Task instructions ▸ State how many lines of the entries hold the string "matplotlib", and output nothing but that count.

Supplied records ▸

##########

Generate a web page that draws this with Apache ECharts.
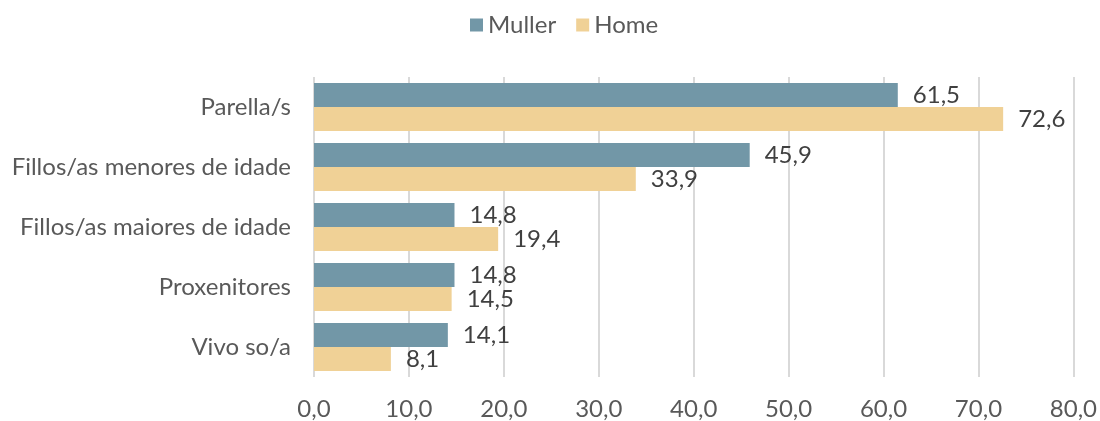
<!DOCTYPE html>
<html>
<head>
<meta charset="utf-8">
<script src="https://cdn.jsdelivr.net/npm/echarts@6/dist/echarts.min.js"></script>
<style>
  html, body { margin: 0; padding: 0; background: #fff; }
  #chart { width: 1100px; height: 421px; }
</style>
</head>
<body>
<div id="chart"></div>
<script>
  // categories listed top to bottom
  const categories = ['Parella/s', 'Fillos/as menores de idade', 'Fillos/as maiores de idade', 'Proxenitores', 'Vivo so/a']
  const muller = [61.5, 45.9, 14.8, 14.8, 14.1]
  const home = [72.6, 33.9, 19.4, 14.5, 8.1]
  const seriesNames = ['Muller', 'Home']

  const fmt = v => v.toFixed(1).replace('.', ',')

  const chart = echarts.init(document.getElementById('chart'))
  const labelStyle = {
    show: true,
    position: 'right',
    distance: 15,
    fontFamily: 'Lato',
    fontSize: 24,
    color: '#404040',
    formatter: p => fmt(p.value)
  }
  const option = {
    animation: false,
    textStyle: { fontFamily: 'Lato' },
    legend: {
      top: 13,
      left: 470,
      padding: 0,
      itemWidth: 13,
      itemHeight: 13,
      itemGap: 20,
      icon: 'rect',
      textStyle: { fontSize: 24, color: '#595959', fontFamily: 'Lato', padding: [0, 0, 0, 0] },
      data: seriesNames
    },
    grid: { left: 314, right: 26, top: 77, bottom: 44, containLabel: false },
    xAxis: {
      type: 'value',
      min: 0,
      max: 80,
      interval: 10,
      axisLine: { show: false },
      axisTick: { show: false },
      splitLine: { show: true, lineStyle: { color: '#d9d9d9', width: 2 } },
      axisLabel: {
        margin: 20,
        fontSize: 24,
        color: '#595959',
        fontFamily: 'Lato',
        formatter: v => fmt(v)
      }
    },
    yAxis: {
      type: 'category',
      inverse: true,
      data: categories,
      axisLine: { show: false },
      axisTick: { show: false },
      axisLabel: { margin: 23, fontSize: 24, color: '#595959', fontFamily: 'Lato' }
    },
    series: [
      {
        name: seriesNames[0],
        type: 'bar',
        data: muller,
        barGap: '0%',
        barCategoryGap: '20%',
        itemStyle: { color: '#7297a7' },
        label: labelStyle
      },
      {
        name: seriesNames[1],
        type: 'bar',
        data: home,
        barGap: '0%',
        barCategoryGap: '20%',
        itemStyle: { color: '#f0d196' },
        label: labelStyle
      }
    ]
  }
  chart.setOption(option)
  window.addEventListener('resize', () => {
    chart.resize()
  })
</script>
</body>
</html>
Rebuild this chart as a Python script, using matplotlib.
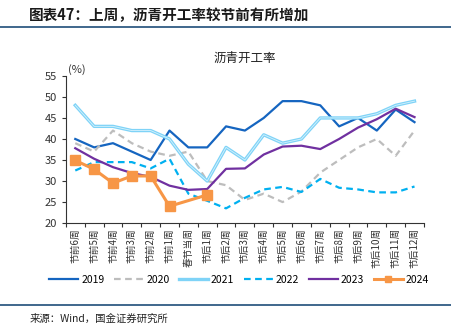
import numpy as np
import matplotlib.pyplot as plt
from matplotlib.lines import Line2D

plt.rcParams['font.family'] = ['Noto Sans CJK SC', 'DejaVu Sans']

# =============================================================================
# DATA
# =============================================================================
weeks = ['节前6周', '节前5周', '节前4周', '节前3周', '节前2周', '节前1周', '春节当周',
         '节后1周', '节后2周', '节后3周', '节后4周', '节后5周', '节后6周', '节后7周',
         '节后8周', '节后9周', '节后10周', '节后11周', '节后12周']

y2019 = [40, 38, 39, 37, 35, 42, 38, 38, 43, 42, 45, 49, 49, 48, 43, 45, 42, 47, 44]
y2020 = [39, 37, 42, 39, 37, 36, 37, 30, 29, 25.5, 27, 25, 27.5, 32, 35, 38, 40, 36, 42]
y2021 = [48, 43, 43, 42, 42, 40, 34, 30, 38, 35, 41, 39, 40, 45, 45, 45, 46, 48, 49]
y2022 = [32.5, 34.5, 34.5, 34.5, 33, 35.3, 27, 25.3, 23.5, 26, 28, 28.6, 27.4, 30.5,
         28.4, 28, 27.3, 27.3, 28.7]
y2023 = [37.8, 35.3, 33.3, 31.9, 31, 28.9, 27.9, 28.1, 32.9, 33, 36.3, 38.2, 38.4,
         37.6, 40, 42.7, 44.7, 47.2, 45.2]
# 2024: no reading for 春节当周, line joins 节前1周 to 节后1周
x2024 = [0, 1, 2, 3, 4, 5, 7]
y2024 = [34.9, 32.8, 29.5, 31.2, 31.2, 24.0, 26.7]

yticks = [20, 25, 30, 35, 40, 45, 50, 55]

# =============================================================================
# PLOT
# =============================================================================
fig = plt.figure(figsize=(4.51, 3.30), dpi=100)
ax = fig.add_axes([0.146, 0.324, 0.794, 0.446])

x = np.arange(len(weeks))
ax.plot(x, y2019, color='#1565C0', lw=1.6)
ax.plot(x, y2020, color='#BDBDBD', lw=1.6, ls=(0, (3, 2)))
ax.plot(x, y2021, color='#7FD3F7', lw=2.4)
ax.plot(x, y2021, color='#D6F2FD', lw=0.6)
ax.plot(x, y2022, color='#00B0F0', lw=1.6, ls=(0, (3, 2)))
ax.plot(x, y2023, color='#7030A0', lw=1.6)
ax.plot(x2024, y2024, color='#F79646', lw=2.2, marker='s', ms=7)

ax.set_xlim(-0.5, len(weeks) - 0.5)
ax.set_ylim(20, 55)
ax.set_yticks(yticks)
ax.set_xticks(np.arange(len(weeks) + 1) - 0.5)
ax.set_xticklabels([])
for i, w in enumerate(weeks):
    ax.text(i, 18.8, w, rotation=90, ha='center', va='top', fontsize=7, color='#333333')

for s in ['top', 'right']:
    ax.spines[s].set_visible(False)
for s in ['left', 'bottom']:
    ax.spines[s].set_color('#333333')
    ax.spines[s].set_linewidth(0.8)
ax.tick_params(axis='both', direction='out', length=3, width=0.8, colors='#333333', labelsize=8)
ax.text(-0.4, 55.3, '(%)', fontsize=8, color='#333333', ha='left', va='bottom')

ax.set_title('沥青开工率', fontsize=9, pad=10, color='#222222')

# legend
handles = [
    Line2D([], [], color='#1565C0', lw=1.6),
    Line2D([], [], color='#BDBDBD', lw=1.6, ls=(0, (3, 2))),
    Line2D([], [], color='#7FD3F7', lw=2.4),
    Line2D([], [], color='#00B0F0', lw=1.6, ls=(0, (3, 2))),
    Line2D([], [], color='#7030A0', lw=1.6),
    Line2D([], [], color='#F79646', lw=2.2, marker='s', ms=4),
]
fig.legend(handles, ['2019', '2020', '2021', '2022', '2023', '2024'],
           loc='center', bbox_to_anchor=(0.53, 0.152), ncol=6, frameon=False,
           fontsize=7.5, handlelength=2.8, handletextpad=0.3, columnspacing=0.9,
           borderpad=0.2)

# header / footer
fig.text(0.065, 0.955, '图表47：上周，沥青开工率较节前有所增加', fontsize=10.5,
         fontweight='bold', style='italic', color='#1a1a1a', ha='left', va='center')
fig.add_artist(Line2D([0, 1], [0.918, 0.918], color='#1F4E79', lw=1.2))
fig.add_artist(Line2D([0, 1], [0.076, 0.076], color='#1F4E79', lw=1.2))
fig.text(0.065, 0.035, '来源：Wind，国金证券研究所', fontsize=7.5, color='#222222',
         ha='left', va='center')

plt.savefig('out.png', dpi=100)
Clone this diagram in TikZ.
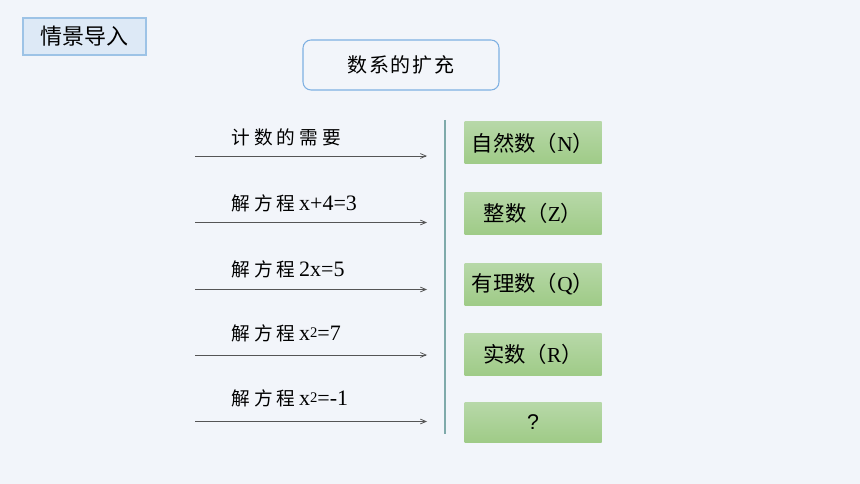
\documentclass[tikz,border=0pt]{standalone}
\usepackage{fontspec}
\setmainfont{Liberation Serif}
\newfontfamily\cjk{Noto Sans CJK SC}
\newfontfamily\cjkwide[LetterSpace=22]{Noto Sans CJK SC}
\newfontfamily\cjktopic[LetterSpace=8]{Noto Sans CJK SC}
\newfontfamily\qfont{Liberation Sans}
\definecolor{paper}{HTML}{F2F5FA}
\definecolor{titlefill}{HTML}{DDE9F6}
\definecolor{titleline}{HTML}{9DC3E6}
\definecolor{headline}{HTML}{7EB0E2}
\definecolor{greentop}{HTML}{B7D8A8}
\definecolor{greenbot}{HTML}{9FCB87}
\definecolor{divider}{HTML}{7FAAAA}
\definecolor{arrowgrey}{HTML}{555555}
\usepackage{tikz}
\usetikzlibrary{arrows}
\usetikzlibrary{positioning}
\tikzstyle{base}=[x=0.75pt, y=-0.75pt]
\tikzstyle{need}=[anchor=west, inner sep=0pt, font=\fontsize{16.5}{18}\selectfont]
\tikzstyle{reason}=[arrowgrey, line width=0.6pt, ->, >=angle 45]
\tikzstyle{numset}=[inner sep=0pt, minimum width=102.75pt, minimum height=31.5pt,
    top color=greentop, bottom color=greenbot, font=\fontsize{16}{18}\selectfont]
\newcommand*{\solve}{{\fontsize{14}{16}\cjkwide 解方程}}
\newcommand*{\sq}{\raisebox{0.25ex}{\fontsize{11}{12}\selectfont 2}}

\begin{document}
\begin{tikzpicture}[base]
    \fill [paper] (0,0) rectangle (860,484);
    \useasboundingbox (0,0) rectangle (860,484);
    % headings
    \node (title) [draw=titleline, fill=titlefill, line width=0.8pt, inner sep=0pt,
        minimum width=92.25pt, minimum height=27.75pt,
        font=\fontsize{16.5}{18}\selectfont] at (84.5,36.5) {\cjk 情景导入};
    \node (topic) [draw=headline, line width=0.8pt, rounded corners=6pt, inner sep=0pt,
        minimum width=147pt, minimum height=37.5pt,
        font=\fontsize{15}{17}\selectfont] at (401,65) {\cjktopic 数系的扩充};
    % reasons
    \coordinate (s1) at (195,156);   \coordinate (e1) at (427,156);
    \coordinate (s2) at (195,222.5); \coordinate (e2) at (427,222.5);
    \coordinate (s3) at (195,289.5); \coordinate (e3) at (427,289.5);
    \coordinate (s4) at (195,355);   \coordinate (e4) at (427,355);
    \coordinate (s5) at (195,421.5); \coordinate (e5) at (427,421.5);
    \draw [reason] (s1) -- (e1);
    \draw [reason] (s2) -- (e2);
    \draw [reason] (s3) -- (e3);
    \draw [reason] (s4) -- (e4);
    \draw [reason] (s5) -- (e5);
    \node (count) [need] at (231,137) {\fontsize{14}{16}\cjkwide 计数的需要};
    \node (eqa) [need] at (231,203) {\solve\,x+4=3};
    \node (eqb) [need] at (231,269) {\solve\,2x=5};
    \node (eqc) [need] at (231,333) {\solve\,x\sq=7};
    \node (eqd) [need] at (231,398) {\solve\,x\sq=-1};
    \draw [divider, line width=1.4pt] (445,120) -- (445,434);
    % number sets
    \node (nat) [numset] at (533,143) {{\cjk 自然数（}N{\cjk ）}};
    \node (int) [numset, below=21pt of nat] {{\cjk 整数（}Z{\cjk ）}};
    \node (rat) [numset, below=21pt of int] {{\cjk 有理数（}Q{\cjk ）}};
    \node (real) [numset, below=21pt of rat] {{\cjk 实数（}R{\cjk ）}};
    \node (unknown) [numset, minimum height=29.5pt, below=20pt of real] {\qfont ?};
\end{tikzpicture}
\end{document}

##########

Task output ▸ 3